IRISH PEOPLE can be proud of the Government's involvement in the major international treaty banning the use of cluster weapons…

IRISH PEOPLE can be proud of the Government's involvement in the major international treaty banning the use of cluster weapons to be signed in Dublin today.

Following 10 days of intense negotiations here, and over a year of international activity on the issue with several other sponsoring states, agreement has been reached on this text to outlaw the production, use, transfer and stockpiling of these weapons. They are especially insidious, scattering tiny bomblets over a battlefield which can kill and maim civilians for years afterwards. Despite its loopholes this treaty is a decisive step towards eliminating them.

The treaty shows that a determined group of relatively small states, working closely with a coalition of non- governmental organisations, can make a real difference in international affairs. Ireland, New Zealand, Norway, Peru, Austria and the Vatican have been the principal state actors on achieving a cluster bomb treaty. Starting in February last year, in the wake of worldwide outrage over Israel's prolific use of the weapons on the last day of its 2006 war in Lebanon, they organised several negotiating sessions involving over 100 states, culminating in Dublin.

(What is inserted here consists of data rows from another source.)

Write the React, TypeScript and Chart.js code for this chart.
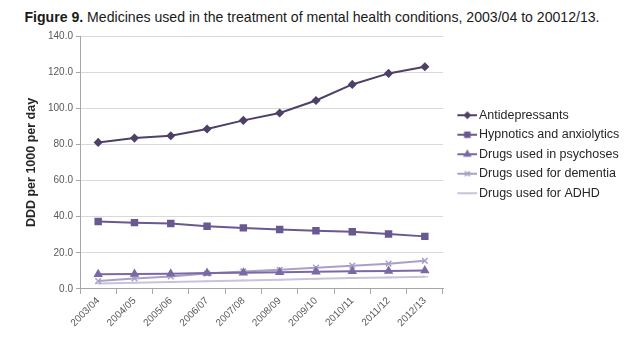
import React, { useEffect, useRef } from 'react';
import { Chart, registerables } from 'chart.js';
import { drawPoint } from 'chart.js/helpers';

Chart.register(...registerables);

const categories = ['2003/04', '2004/05', '2005/06', '2006/07', '2007/08', '2008/09', '2009/10', '2010/11', '2011/12', '2012/13'];
const seriesNames = ['Antidepressants', 'Hypnotics and anxiolytics', 'Drugs used in psychoses', 'Drugs used for dementia', 'Drugs used for ADHD'];
const antidepressants = [81.1, 83.5, 84.8, 88.5, 93.3, 97.4, 104.3, 113.2, 119.3, 123.0];
const hypnotics = [37.3, 36.7, 36.2, 34.7, 33.8, 32.9, 32.2, 31.7, 30.4, 29.1];
const psychoses = [8.2, 8.3, 8.4, 8.8, 9.0, 9.3, 9.5, 9.8, 10.0, 10.2];
const dementia = [4.4, 5.8, 6.9, 8.5, 9.7, 10.6, 11.8, 12.9, 14.0, 15.6];
const adhd = [3.0, 3.4, 3.8, 4.2, 4.7, 5.1, 5.6, 6.0, 6.4, 6.8];
const yMin = 0;
const yMax = 140;
const yStep = 20;
const yTitle = 'DDD per 1000 per day';

const FONT = "'Liberation Sans', Arial, sans-serif";

const styles = [
  { color: '#4e4066', point: 'rectRot', radius: 3.5 },
  { color: '#6a5890', point: 'rect', radius: 4.2 },
  { color: '#7b69a6', point: 'triangle', radius: 4 },
  { color: '#aaa0c6', point: 'crossRot', radius: 4 },
  { color: '#c9c3da', point: 'line', radius: 3 },
];

function legendIcon(color: string, pointStyle: string, radius: number) {
  const c = document.createElement('canvas');
  c.width = 32;
  c.height = 12;
  const ctx = c.getContext('2d')!;
  ctx.strokeStyle = color;
  ctx.fillStyle = color;
  ctx.lineWidth = 2;
  ctx.beginPath();
  ctx.moveTo(12, 6);
  ctx.lineTo(32, 6);
  ctx.stroke();
  ctx.lineWidth = 1.5;
  drawPoint(ctx, { pointStyle, radius: radius * 0.85, rotation: 0, borderWidth: 1.5 } as any, 22, 6);
  return c;
}

export default function App() {
  const ref = useRef<HTMLCanvasElement>(null);
  useEffect(() => {
    const values = [antidepressants, hypnotics, psychoses, dementia, adhd];
    const icons = styles.map((s) => legendIcon(s.color, s.point, s.radius));
    const chart = new Chart(ref.current!, {
      type: 'line',
      data: {
        labels: categories,
        datasets: values.map((v, i) => ({
          label: seriesNames[i],
          data: v,
          borderColor: styles[i].color,
          backgroundColor: styles[i].color,
          pointBackgroundColor: styles[i].color,
          pointBorderColor: styles[i].color,
          pointStyle: styles[i].point as any,
          pointRadius: styles[i].radius,
          pointBorderWidth: 1.5,
          borderWidth: 2,
          tension: 0,
        })),
      },
      options: {
        responsive: false,
        animation: false,
        layout: { padding: { top: 36, left: 24, right: 0, bottom: 21 } },
        plugins: {
          tooltip: { enabled: false },
          title: { display: false },
          legend: {
            position: 'right',
            align: 'start',
            fullSize: false,
            maxWidth: 181,
            title: { display: true, text: ' ', font: { size: 10, family: FONT }, padding: { top: 54, bottom: 0 } },
            labels: {
              usePointStyle: true,
              pointStyleWidth: 22.75,
              padding: 7,
              color: '#262626',
              font: { size: 12.5, family: FONT },
              generateLabels: (ch: any) =>
                ch.data.datasets.map((d: any, i: number) => ({
                  text: d.label,
                  pointStyle: icons[i],
                  fillStyle: styles[i].color,
                  strokeStyle: styles[i].color,
                  lineWidth: 0,
                  hidden: false,
                  datasetIndex: i,
                  fontColor: '#262626',
                })),
            },
          },
        },
        scales: {
          x: {
            offset: true,
            grid: { offset: true, drawOnChartArea: false, tickLength: 5, color: '#a6a6a6' },
            border: { color: '#a6a6a6' },
            ticks: { minRotation: 45, maxRotation: 45, color: '#595959', font: { size: 10, family: FONT }, padding: 1 },
          },
          y: {
            min: yMin,
            max: yMax,
            ticks: {
              stepSize: yStep,
              color: '#595959',
              font: { size: 10, family: FONT },
              padding: 3,
              callback: (v: any) => Number(v).toFixed(1),
            },
            grid: { color: '#d9d9d9', tickColor: '#a6a6a6', tickLength: 4 },
            border: { color: '#a6a6a6' },
            title: { display: true, text: yTitle, color: '#262626', font: { size: 12.5, weight: 'bold', family: FONT }, padding: { top: 0, bottom: 6 } },
          },
        },
      },
    });
    return () => chart.destroy();
  }, []);

  return (
    <div style={{ position: 'absolute', left: 0, top: 0, width: 624, height: 351, background: '#fff' }}>
      <div
        style={{
          position: 'absolute',
          left: 0,
          top: 8,
          width: 624,
          textAlign: 'center',
          fontFamily: FONT,
          fontSize: 14.1,
          lineHeight: '18px',
          color: '#1a1a1a',
          whiteSpace: 'nowrap',
        }}
      >
        <b>Figure 9.</b> Medicines used in the treatment of mental health conditions, 2003/04 to 20012/13.
      </div>
      <canvas ref={ref} width={624} height={351} style={{ position: 'absolute', left: 0, top: 0 }} />
    </div>
  );
}
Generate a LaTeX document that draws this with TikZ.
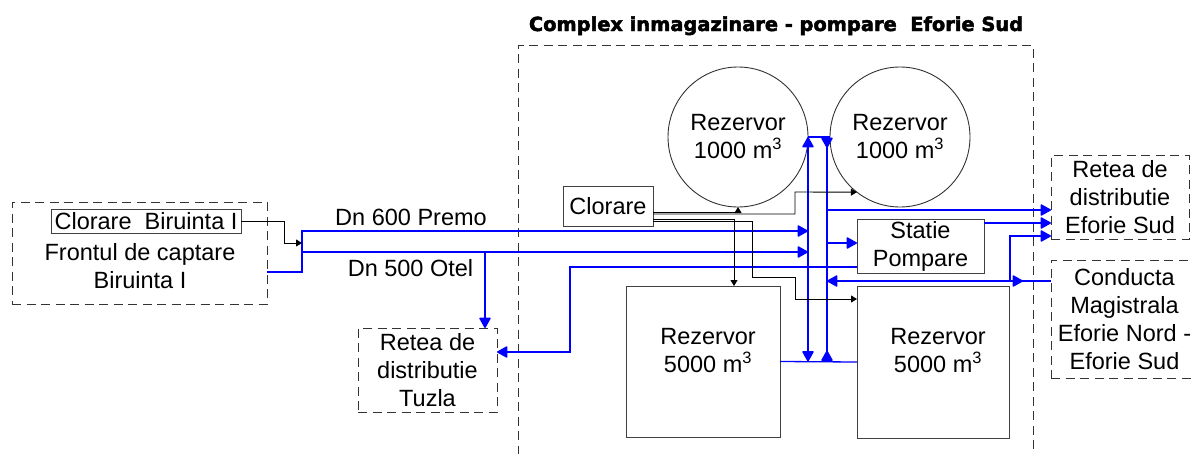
\documentclass[tikz,border=0pt]{standalone}
\usepackage{fontspec}
\setmainfont{Liberation Sans}
\newfontfamily\titlefont[FakeBold=2.5]{DejaVu Sans Bold}
\usetikzlibrary{arrows.meta}

\begin{document}
\begin{tikzpicture}[x=1pt, y=-1pt,
    every node/.style={font=\fontsize{23.5}{28}\selectfont, inner sep=0pt, outer sep=0pt},
    box/.style={draw=black!75, line width=0.9pt, rectangle},
    dbox/.style={draw=black!80, line width=0.9pt, dash pattern=on 9pt off 5.5pt, rectangle, align=center},
    tank/.style={draw=black!80, line width=0.9pt, circle, minimum size=140pt, align=center},
    pipe/.style={draw=blue, line width=1.3pt},
    ctrl/.style={draw=black, line width=0.9pt},
    bigtip/.tip={Triangle[length=11pt,width=12pt,round]},
    smalltip/.tip={Triangle[length=6pt,width=7pt]}]
            \useasboundingbox (0,0) rectangle (1192,453);

            \node[dbox, minimum width=515pt, minimum height=440pt] (complex) at (775.5,265) {};
            \node[font=\titlefont\bfseries\fontsize{19.4}{23}\selectfont, anchor=base] (title) at (776,31) {Complex inmagazinare - pompare\ \ Eforie Sud};

            \node[dbox, minimum width=255pt, minimum height=102pt] (front) at (139.5,253) {};
            \node[box, minimum width=190pt, minimum height=24pt] (clb) at (146,221) {Clorare\ \ Biruinta I};
            \node[align=center] (fronttxt) at (140,266.5) {Frontul de captare\\Biruinta I};
            \node[dbox, minimum width=139pt, minimum height=84pt] (tz) at (427.5,370) {Retea de\\distributie\\Tuzla};

            \node[tank] (r1) at (738,137) {Rezervor\\1000 m\textsuperscript{3}};
            \node[tank] (r2) at (900,137) {Rezervor\\1000 m\textsuperscript{3}};
            \node[box, minimum width=90pt, minimum height=40pt] (cl) at (608,206) {Clorare};
            \node[box, minimum width=127pt, minimum height=54pt, align=center] (sp) at (920.5,246) {Statie\\Pompare};
            \node[box, minimum width=154pt, minimum height=151pt] (rz1) at (703,361.5) {};
            \node[align=center] (rz1txt) at (708,351) {Rezervor\\5000 m\textsuperscript{3}};
            \node[box, minimum width=152pt, minimum height=152pt] (rz2) at (933,362) {};
            \node[align=center] (rz2txt) at (938,351) {Rezervor\\5000 m\textsuperscript{3}};

            \node[dbox, minimum width=138pt, minimum height=84pt] (res) at (1120,197) {Retea de\\distributie\\Eforie Sud};
            \node[dbox, minimum width=147pt, minimum height=118pt] (cd) at (1124.5,319) {Conducta\\Magistrala\\Eforie Nord -\\Eforie Sud};

            \node[anchor=base] (dn600) at (411,225) {Dn 600 Premo};
            \node[anchor=base] (dn500) at (410.5,276) {Dn 500 Otel};

            % junctions
            \coordinate (ja) at (302,231);
            \coordinate (jb) at (302,252);
            \coordinate (jc) at (302,243);
            \coordinate (jt) at (485,252);
            \coordinate (ot) at (827,137);
            \coordinate (ob) at (827,361.5);
            \coordinate (o1) at (827,210);
            \coordinate (o2) at (827,243);
            \coordinate (k) at (570,267);
            \coordinate (m) at (1010,281);
            \coordinate (c2) at (795,192);
            \coordinate (c4a) at (752,277);
            \coordinate (c4b) at (795,299);
            \coordinate (fe) at ([yshift=-19pt]front.east);
            \coordinate (s1) at ([yshift=23pt]sp.east);
            \coordinate (s2) at ([yshift=-21pt]sp.west);
            \coordinate (tze) at ([yshift=18pt]tz.east);
            \coordinate (re3) at ([yshift=-39pt]res.west);
            \coordinate (cdw) at ([yshift=38pt]cd.west);

            % inlet
            \draw[pipe,-bigtip] (fe) -| (ja) -- (ja -| r1.east);
            \draw[pipe,-bigtip] (jb) -- (jb -| r1.east);
            \draw[ctrl,-smalltip] (clb.east) -- ++(43,0) |- (jc);
            \draw[pipe,-bigtip] (jt) -- (jt |- tz.north);

            % tanks
            \draw[pipe] (r1.east) -- (r2.west);
            \draw[pipe,bigtip-bigtip] (r1.east) -- (r1.east |- rz1.east);
            \draw[pipe] (rz1.east) -- (rz2.west);
            \draw[pipe] (ot) -- (ob);
            \draw[pipe,-bigtip] (ot) -- ++(0,11);
            \draw[pipe,-bigtip] (ob) -- ++(0,-11);

            % outlet
            \draw[pipe,-bigtip] (o1) -- (o1 -| res.west);
            \draw[pipe,-bigtip] (o2) -- (o2 -| sp.west);
            \draw[pipe,-bigtip] (s1) -- (s1 -| res.west);
            \draw[pipe,-bigtip] (s2) -- (k) |- (tze);
            \draw[pipe,-bigtip] (cdw) -- (cdw -| ot);
            \draw[pipe,-bigtip] (m) |- (re3);
            \draw[pipe,-bigtip] (m) -- ++(13,0);

            % clorare
            \draw[ctrl,-smalltip] ([yshift=-6pt]cl.east) -| (r1.south);
            \draw[ctrl,-smalltip] ([yshift=-8pt]cl.east) -| (c2) -- (r2.232);
            \draw[ctrl,-smalltip] ([yshift=-13pt]cl.east) -| ([xshift=31pt]rz1.north);
            \draw[ctrl,-smalltip] ([yshift=-15pt]cl.east) -| (c4a) -| (c4b) -- (c4b -| rz2.west);

\end{tikzpicture}
\end{document}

Conspicuously absent were the United States, China, Russia, Israel, India and Pakistan, the main producers and deployers of cluster bombs. The United Kingdom, like most other large European states, has been involved; but until the closing stages the UK resisted a blanket ban. It is to the credit of prime minister Gordon Brown that he decided this week to make the treaty as strong as possible, parting company with the US on this issue. As a result the treaty has much greater credibility than otherwise would have been the case. It will be far more difficult to use cluster bombs in future without major negative political and ethical consequences.

READ MORE

Difficult - but not impossible. Two loopholes in the treaty could perpetuate existing armouries and allow them to be renewed if international vigilance and concern is relaxed. A new generation of smart cluster weapons, larger than the present ones and timed to self-destruct, fall outside the treaty's purview. And an inter-operability agreement will enable signatory states - including Ireland - to work with non-signatory armed forces which hold stockpiles of the weapons. This means they will continue to be deployed in many conflict zones and trouble spots.

Nevertheless the moral and political force of this treaty should not be underestimated. It bears comparison with the Ottawa Treaty which outlawed landmines in 1997. The Dublin Treaty on cluster weapons will represent and express a worldwide revulsion against their military use which any state contemplating that will now need to factor in to its military decisions. Such a raising of awareness and consciousness plays an essential role in international affairs, providing a model of how governments and voluntary organisations can cooperate effectively. This is welcome indeed in a period when all too often the invulnerability of power is taken for granted.